• Hannah Phillips

Prime Ministerial Visit to the United States

The Prime Minister will visit Washington this week for discussions with President Trump.

He will also visit New York where the large contingent of business people accompanying him will have the opportunity for discussions on increasing two way trade and investment.

He will also be accompanied by the premiers of Queensland, N.S.W., Victoria and Western Australia who will meet with US governors at their convention.

Malcolm Turnbull is visiting Donald Trump at a time when both leaders are severely wounded.

The Prime Minister has been damaged, probably irreparably, by the Barnaby Joyce affair while President Trump has suffered from the indictment of 13 Russians for interfering in the 2016 presidential election to ensure his election.

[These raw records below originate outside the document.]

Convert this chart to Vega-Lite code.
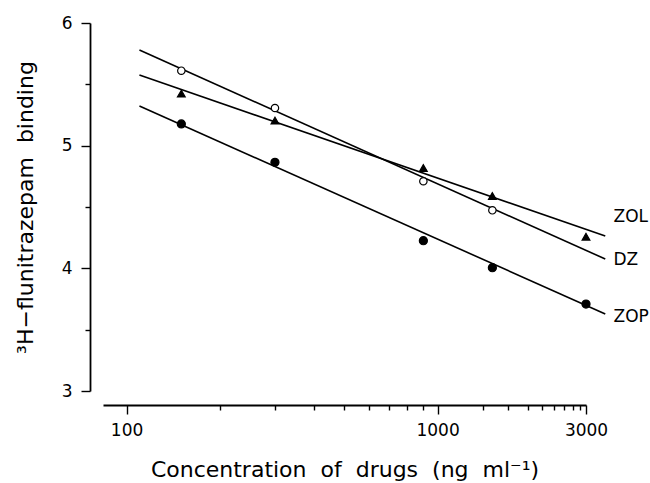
{
  "$schema": "https://vega.github.io/schema/vega-lite/v6.json",
  "autosize": {"type": "none"},
  "padding": {"left": 103, "top": 23, "right": 64, "bottom": 92},
  "width": 483,
  "height": 368,
  "background": "white",
  "config": {"view": {"stroke": null}, "font": "DejaVu Sans"},
  "datasets": {
    "points": [
      {"drug": "DZ", "conc": 150, "binding": 5.611},
      {"drug": "DZ", "conc": 300, "binding": 5.307},
      {"drug": "DZ", "conc": 900, "binding": 4.71},
      {"drug": "DZ", "conc": 1500, "binding": 4.473},
      {"drug": "ZOL", "conc": 150, "binding": 5.425},
      {"drug": "ZOL", "conc": 300, "binding": 5.204},
      {"drug": "ZOL", "conc": 900, "binding": 4.818},
      {"drug": "ZOL", "conc": 1500, "binding": 4.59},
      {"drug": "ZOL", "conc": 3000, "binding": 4.258},
      {"drug": "ZOP", "conc": 150, "binding": 5.177},
      {"drug": "ZOP", "conc": 300, "binding": 4.864},
      {"drug": "ZOP", "conc": 900, "binding": 4.225},
      {"drug": "ZOP", "conc": 1500, "binding": 4.005},
      {"drug": "ZOP", "conc": 3000, "binding": 3.709}
    ],
    "fits": [
      {"drug": "DZ", "conc": 110, "binding": 5.78},
      {"drug": "DZ", "conc": 3460, "binding": 4.076},
      {"drug": "ZOL", "conc": 110, "binding": 5.576},
      {"drug": "ZOL", "conc": 3460, "binding": 4.264},
      {"drug": "ZOP", "conc": 110, "binding": 5.323},
      {"drug": "ZOP", "conc": 3460, "binding": 3.628}
    ],
    "labels": [
      {"drug": "ZOL", "conc": 3678, "binding": 4.416},
      {"drug": "DZ", "conc": 3678, "binding": 4.068},
      {"drug": "ZOP", "conc": 3678, "binding": 3.606}
    ]
  },
  "encoding": {
    "x": {
      "field": "conc",
      "type": "quantitative",
      "scale": {"type": "log", "domain": [84, 3000], "nice": false},
      "axis": {
        "orient": "bottom",
        "offset": 14,
        "grid": false,
        "values": [100, 200, 300, 400, 500, 600, 700, 800, 900, 1000, 1396, 1690, 1960, 2170, 2360, 2545, 2730, 2880, 3000],
        "labelExpr": "indexof([100,1000,3000], datum.value) >= 0 ? format(datum.value, 'd') : ''",
        "tickSize": {"condition": {"test": "indexof([100,1000,3000], datum.value) >= 0", "value": 9}, "value": 5},
        "tickWidth": 1.4,
        "tickColor": "black",
        "domainColor": "black",
        "domainWidth": 1.8,
        "labelFont": "DejaVu Sans",
        "labelFontSize": 17,
        "labelColor": "black",
        "labelPadding": 8,
        "labelOverlap": false,
        "labelFlush": false,
        "title": "Concentration\u00a0 of\u00a0 drugs\u00a0 (ng\u00a0 ml\u207b\u00b9)",
        "titleFont": "DejaVu Sans",
        "titleFontSize": 22,
        "titleFontWeight": "normal",
        "titleColor": "black",
        "titlePadding": 21
      }
    },
    "y": {
      "field": "binding",
      "type": "quantitative",
      "scale": {"domain": [3, 6], "nice": false, "zero": false},
      "axis": {
        "orient": "left",
        "offset": 13,
        "grid": false,
        "values": [3, 3.5, 4, 4.5, 5, 5.5, 6],
        "labelExpr": "datum.value % 1 == 0 ? format(datum.value, 'd') : ''",
        "tickSize": {"condition": {"test": "datum.value % 1 == 0", "value": 9}, "value": 5},
        "tickWidth": 1.4,
        "tickColor": "black",
        "domainColor": "black",
        "domainWidth": 1.8,
        "labelFont": "DejaVu Sans",
        "labelFontSize": 17,
        "labelColor": "black",
        "labelPadding": 9,
        "labelOverlap": false,
        "labelFlush": false,
        "title": "\u00b3H\u2212flunitrazepam\u00a0 binding",
        "titleFont": "DejaVu Sans",
        "titleFontSize": 22,
        "titleFontWeight": "normal",
        "titleColor": "black",
        "titlePadding": 24
      }
    }
  },
  "layer": [
    {
      "data": {"name": "fits"},
      "mark": {"type": "line", "color": "black", "strokeWidth": 1.6},
      "encoding": {"detail": {"field": "drug"}}
    },
    {
      "data": {"name": "points"},
      "mark": {"type": "point", "stroke": "black", "strokeWidth": 1.2, "opacity": 1, "filled": false},
      "encoding": {
        "shape": {"field": "drug", "type": "nominal", "scale": {"domain": ["DZ", "ZOL", "ZOP"], "range": ["circle", "triangle-up", "circle"]}, "legend": null},
        "fill": {"field": "drug", "type": "nominal", "scale": {"domain": ["DZ", "ZOL", "ZOP"], "range": ["white", "black", "black"]}, "legend": null},
        "size": {"field": "drug", "type": "nominal", "scale": {"domain": ["DZ", "ZOL", "ZOP"], "range": [55, 65, 52]}, "legend": null}
      }
    },
    {
      "data": {"name": "labels"},
      "mark": {"type": "text", "align": "left", "baseline": "middle", "font": "DejaVu Sans", "fontSize": 17, "color": "black"},
      "encoding": {"text": {"field": "drug"}}
    }
  ]
}
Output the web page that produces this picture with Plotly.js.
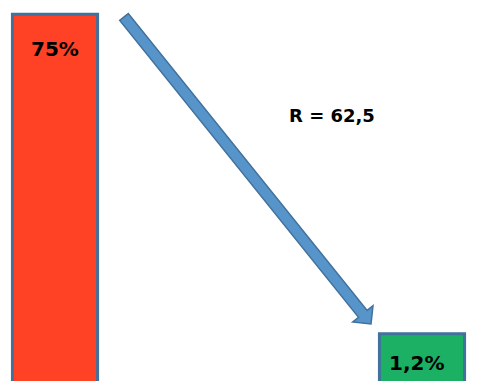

Trump has consistently denied that such interference occurred despite the fact that senior intelligence operatives, such as former Director of National Intelligence James Clapper, have continually maintained that the evidence was irrefutable.

It now appears that the US intelligence organisations had penetrated the Russian organisation from 2014 and were aware of everything that they did including the contacts with “unwitting Americans,” even some members of the Trump campaign.

Prime facie, it appears that there will be evidence against members of the Trump campaign including the President’s son, Donald Trump Jr, and his son in law Jared Kushner.

In the circumstances both the Prime Minister and the President could do with pulling a rabbit out of the hat however the prospects are all on the downside.

It’s possible that the leaders could make an announcement about the interference in domestic affairs by hostile foreign powers which would serve the President well because, so far, he’s refused to talk about protecting the United States against foreign hostility.

It’s clear that Russian intelligence is engaged in covert warfare against the United States and if, Donald Trump is to be consistent with his ‘America First’ mantra and his call for a stronger US defence posture, a strong statement from the two leaders could go some way to addressing this.

On Friday James Clapper said that he had briefed Donald Trump on these matters in January 2017 and that he was amazed that the President had neglected to take any action against Russia.

He said that the White House had no strategy for dealing with Russia. Forces in the White House may push to turn this position around, using the Turnbull visit as cover.

President Trump is also suffering from a dose of the ‘Barnaby Joyces’: another woman has come forward claiming to have had an extramarital affair with him.

The existence of this affair, which occurred in 2006, is said to have been unknown to Melania Trump and her relationship with the President is believed to be frosty.

This background doesn’t augur well for the Turnbull visit.

There’s a risk he could be drawn into a pushback against Russia which is also seen as an attack on China.

This could complicate Australia’s relations with Beijing which are not yet back on an even keel.

The fact that it is alleged that Donald Trump has paid off the woman with whom he had an affair will undoubtedly segue into comments on Mr Turnbull’s recent edict against ministerial fraternising.

He will be asked to comment on the President’s behaviour and whether he would countenance it. This is fraught with danger.

So what is Malcolm Turnbull hoping to achieve from his visit to the White House?

He will probably get confirmation that America will take more refugees from Manus Island and Nauru.

There may be a comment on a commitment to the Asia Pacific region and it will be an opportunity to turn the limelight on new US ambassador Harry Harris.

However the biggest upside is likely to come from discussions on the economy and the contacts developed by the large business group that is accompanying the Prime Ministerial visit.